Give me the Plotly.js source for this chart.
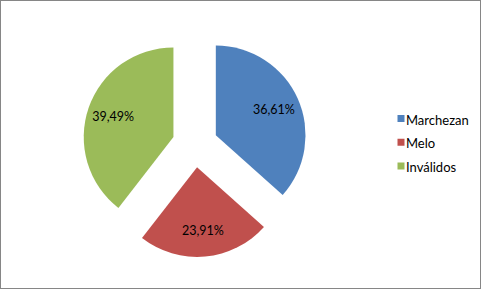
<!DOCTYPE html>
<html><head><meta charset="utf-8">
<script src="https://cdn.plot.ly/plotly-3.0.1.min.js"></script>
<style>
html,body{margin:0;padding:0;background:#fff;}
#chart{width:479px;height:287px;border:1px solid #868686;}
</style></head>
<body><div id="chart"></div>
<script>
var categories = ["Marchezan", "Melo", "Inválidos"];
var values = [36.61, 23.91, 39.49];
var colors = ["#4F81BD", "#C0504D", "#9BBB59"];

var W = 479, H = 287;
var cx = 194, cy = 143.5, half = 112.5;
var FONT = "Lato, 'Open Sans', sans-serif";
var dom = {x: [(cx - half) / W, (cx + half) / W], y: [(H - cy - half) / H, (H - cy + half) / H]};
var pulls = [0.254, 0.254, 0.254];

var slices = {
  type: "pie",
  labels: categories.map(function (c) { return '<span style="font-size:13px">' + c + '</span>'; }),
  values: values,
  sort: false,
  direction: "clockwise",
  rotation: 0,
  pull: pulls,
  marker: {colors: colors, line: {width: 0}},
  textinfo: "none",
  hoverinfo: "skip",
  domain: dom
};
var labelsRing = {
  type: "pie",
  labels: categories,
  values: values,
  sort: false,
  direction: "clockwise",
  rotation: 0,
  pull: pulls,
  hole: 0.42,
  showlegend: false,
  marker: {colors: ["rgba(0,0,0,0)", "rgba(0,0,0,0)", "rgba(0,0,0,0)"], line: {width: 0}},
  textinfo: "percent",
  texttemplate: "%{percent:.2%}",
  textposition: "inside",
  insidetextorientation: "horizontal",
  textfont: {family: FONT, size: 12.5, color: "#000"},
  hoverinfo: "skip",
  domain: dom
};
var layout = {
  width: W, height: H,
  margin: {l: 0, r: 0, t: 0, b: 0, autoexpand: false},
  separators: ",.",
  paper_bgcolor: "#fff",
  showlegend: true,
  legend: {x: 0.762, y: 0.507, xanchor: "left", yanchor: "middle",
    font: {family: FONT, size: 16, color: "#000"},
    tracegroupgap: 0, itemwidth: 30, traceorder: "normal"},
  font: {family: FONT}
};
Plotly.newPlot("chart", [slices, labelsRing], layout, {displayModeBar: false, staticPlot: true}).then(function (gd) {
  var pts = gd.querySelectorAll(".legend .legendpoints path");
  pts.forEach(function (p) { p.setAttribute("d", "M18.5,3.5H11.5V-3.5H18.5Z"); });
});
</script></body></html>
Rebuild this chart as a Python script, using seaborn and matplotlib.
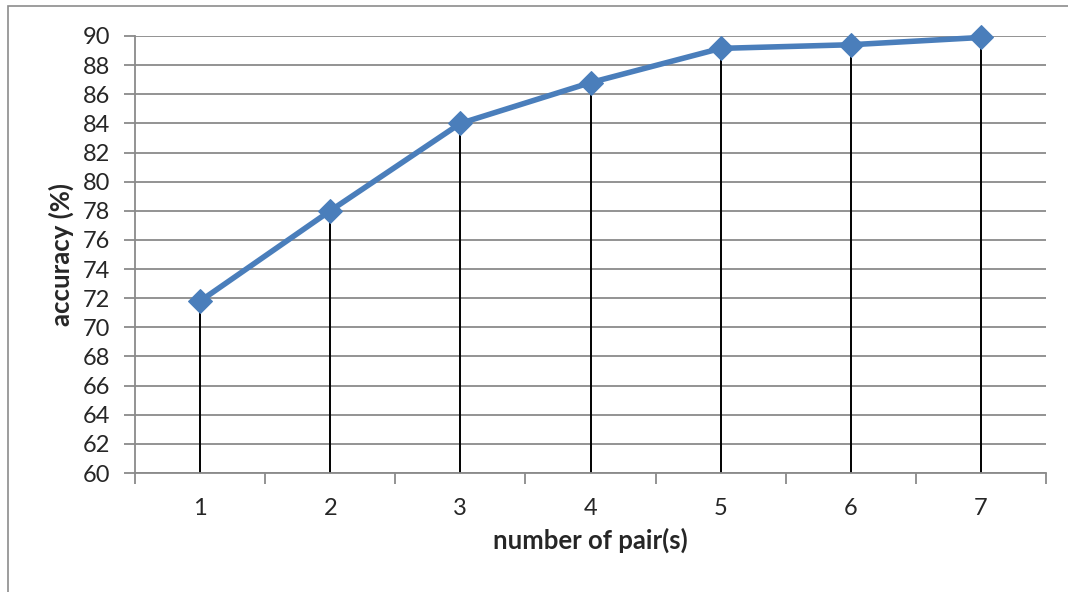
import matplotlib
matplotlib.use("Agg")
import matplotlib.pyplot as plt
import seaborn as sns
import pandas as pd
from matplotlib.patches import Rectangle

pairs = [1, 2, 3, 4, 5, 6, 7]
accuracy = [71.8, 78.0, 84.0, 86.8, 89.15, 89.4, 89.9]
yticks = list(range(60, 91, 2))

sns.set_style("white")
plt.rcParams['font.family'] = ['Lato', 'DejaVu Sans']

df = pd.DataFrame({"pairs": pairs, "accuracy": accuracy})

fig = plt.figure(figsize=(10.68, 5.92), dpi=100)
ax = fig.add_axes([135/1068, 1 - 473/592, (1046-135)/1068, (473-36)/592])

# outer chart frame
fig.patches.append(Rectangle((8/1068, -0.1), 1.2, 1 - 6/592 + 0.1, transform=fig.transFigure,
                             fill=False, edgecolor="#8c8c8c", linewidth=1.2))

ax.set_xlim(0.5, 7.5)
ax.set_ylim(60, 90)
ax.set_yticks(yticks)
ax.yaxis.grid(True, color="#8a8a8a", linewidth=1.3)
ax.set_axisbelow(True)

ax.vlines(df["pairs"], 60, df["accuracy"], colors="black", linewidth=1.4, zorder=2)
sns.lineplot(data=df, x="pairs", y="accuracy", ax=ax, color="#4A7EBB", linewidth=4,
             marker="D", markersize=12, markeredgecolor="#4A7EBB", zorder=3, clip_on=False)

for s in ["top", "right"]:
    ax.spines[s].set_visible(False)
for s in ["left", "bottom"]:
    ax.spines[s].set_color("#8a8a8a")
    ax.spines[s].set_linewidth(1.3)

ax.set_xticks(pairs)
ax.set_xticklabels([str(p) for p in pairs])
ax.set_xticks([p + 0.5 for p in [0] + pairs], minor=True)
ax.tick_params(axis="x", which="major", bottom=True, length=0, pad=18, labelsize=17)
ax.tick_params(axis="x", which="minor", bottom=True, length=8, color="#8a8a8a", width=1.3, direction="out")
ax.tick_params(axis="y", left=True, length=8, color="#8a8a8a", width=1.3, direction="out", labelsize=17, pad=10)

ax.set_xlabel("number of pair(s)", fontsize=18.5, fontweight="bold", labelpad=6)
ax.set_ylabel("accuracy (%)", fontsize=18.5, fontweight="bold", labelpad=6)

fig.savefig("out.png", dpi=100)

**Direction**
A faithful copy of the records above is needed, with the pictures left out.

**Output below**
Give me the Plotly.js source for this chart.
<!DOCTYPE html>
<html><head><meta charset="utf-8">
<script src="https://cdn.plot.ly/plotly-3.0.1.min.js"></script>
<style>
html,body{margin:0;padding:0;background:#fff;}
#chart{width:479px;height:287px;border:1px solid #868686;}
</style></head>
<body><div id="chart"></div>
<script>
var categories = ["Marchezan", "Melo", "Inválidos"];
var values = [36.61, 23.91, 39.49];
var colors = ["#4F81BD", "#C0504D", "#9BBB59"];

var W = 479, H = 287;
var cx = 194, cy = 143.5, half = 112.5;
var FONT = "Lato, 'Open Sans', sans-serif";
var dom = {x: [(cx - half) / W, (cx + half) / W], y: [(H - cy - half) / H, (H - cy + half) / H]};
var pulls = [0.254, 0.254, 0.254];

var slices = {
  type: "pie",
  labels: categories.map(function (c) { return '<span style="font-size:13px">' + c + '</span>'; }),
  values: values,
  sort: false,
  direction: "clockwise",
  rotation: 0,
  pull: pulls,
  marker: {colors: colors, line: {width: 0}},
  textinfo: "none",
  hoverinfo: "skip",
  domain: dom
};
var labelsRing = {
  type: "pie",
  labels: categories,
  values: values,
  sort: false,
  direction: "clockwise",
  rotation: 0,
  pull: pulls,
  hole: 0.42,
  showlegend: false,
  marker: {colors: ["rgba(0,0,0,0)", "rgba(0,0,0,0)", "rgba(0,0,0,0)"], line: {width: 0}},
  textinfo: "percent",
  texttemplate: "%{percent:.2%}",
  textposition: "inside",
  insidetextorientation: "horizontal",
  textfont: {family: FONT, size: 12.5, color: "#000"},
  hoverinfo: "skip",
  domain: dom
};
var layout = {
  width: W, height: H,
  margin: {l: 0, r: 0, t: 0, b: 0, autoexpand: false},
  separators: ",.",
  paper_bgcolor: "#fff",
  showlegend: true,
  legend: {x: 0.762, y: 0.507, xanchor: "left", yanchor: "middle",
    font: {family: FONT, size: 16, color: "#000"},
    tracegroupgap: 0, itemwidth: 30, traceorder: "normal"},
  font: {family: FONT}
};
Plotly.newPlot("chart", [slices, labelsRing], layout, {displayModeBar: false, staticPlot: true}).then(function (gd) {
  var pts = gd.querySelectorAll(".legend .legendpoints path");
  pts.forEach(function (p) { p.setAttribute("d", "M18.5,3.5H11.5V-3.5H18.5Z"); });
});
</script></body></html>
Rebuild this chart as a Python script, using seaborn and matplotlib.
import matplotlib
matplotlib.use("Agg")
import matplotlib.pyplot as plt
import seaborn as sns
import pandas as pd
from matplotlib.patches import Rectangle

pairs = [1, 2, 3, 4, 5, 6, 7]
accuracy = [71.8, 78.0, 84.0, 86.8, 89.15, 89.4, 89.9]
yticks = list(range(60, 91, 2))

sns.set_style("white")
plt.rcParams['font.family'] = ['Lato', 'DejaVu Sans']

df = pd.DataFrame({"pairs": pairs, "accuracy": accuracy})

fig = plt.figure(figsize=(10.68, 5.92), dpi=100)
ax = fig.add_axes([135/1068, 1 - 473/592, (1046-135)/1068, (473-36)/592])

# outer chart frame
fig.patches.append(Rectangle((8/1068, -0.1), 1.2, 1 - 6/592 + 0.1, transform=fig.transFigure,
                             fill=False, edgecolor="#8c8c8c", linewidth=1.2))

ax.set_xlim(0.5, 7.5)
ax.set_ylim(60, 90)
ax.set_yticks(yticks)
ax.yaxis.grid(True, color="#8a8a8a", linewidth=1.3)
ax.set_axisbelow(True)

ax.vlines(df["pairs"], 60, df["accuracy"], colors="black", linewidth=1.4, zorder=2)
sns.lineplot(data=df, x="pairs", y="accuracy", ax=ax, color="#4A7EBB", linewidth=4,
             marker="D", markersize=12, markeredgecolor="#4A7EBB", zorder=3, clip_on=False)

for s in ["top", "right"]:
    ax.spines[s].set_visible(False)
for s in ["left", "bottom"]:
    ax.spines[s].set_color("#8a8a8a")
    ax.spines[s].set_linewidth(1.3)

ax.set_xticks(pairs)
ax.set_xticklabels([str(p) for p in pairs])
ax.set_xticks([p + 0.5 for p in [0] + pairs], minor=True)
ax.tick_params(axis="x", which="major", bottom=True, length=0, pad=18, labelsize=17)
ax.tick_params(axis="x", which="minor", bottom=True, length=8, color="#8a8a8a", width=1.3, direction="out")
ax.tick_params(axis="y", left=True, length=8, color="#8a8a8a", width=1.3, direction="out", labelsize=17, pad=10)

ax.set_xlabel("number of pair(s)", fontsize=18.5, fontweight="bold", labelpad=6)
ax.set_ylabel("accuracy (%)", fontsize=18.5, fontweight="bold", labelpad=6)

fig.savefig("out.png", dpi=100)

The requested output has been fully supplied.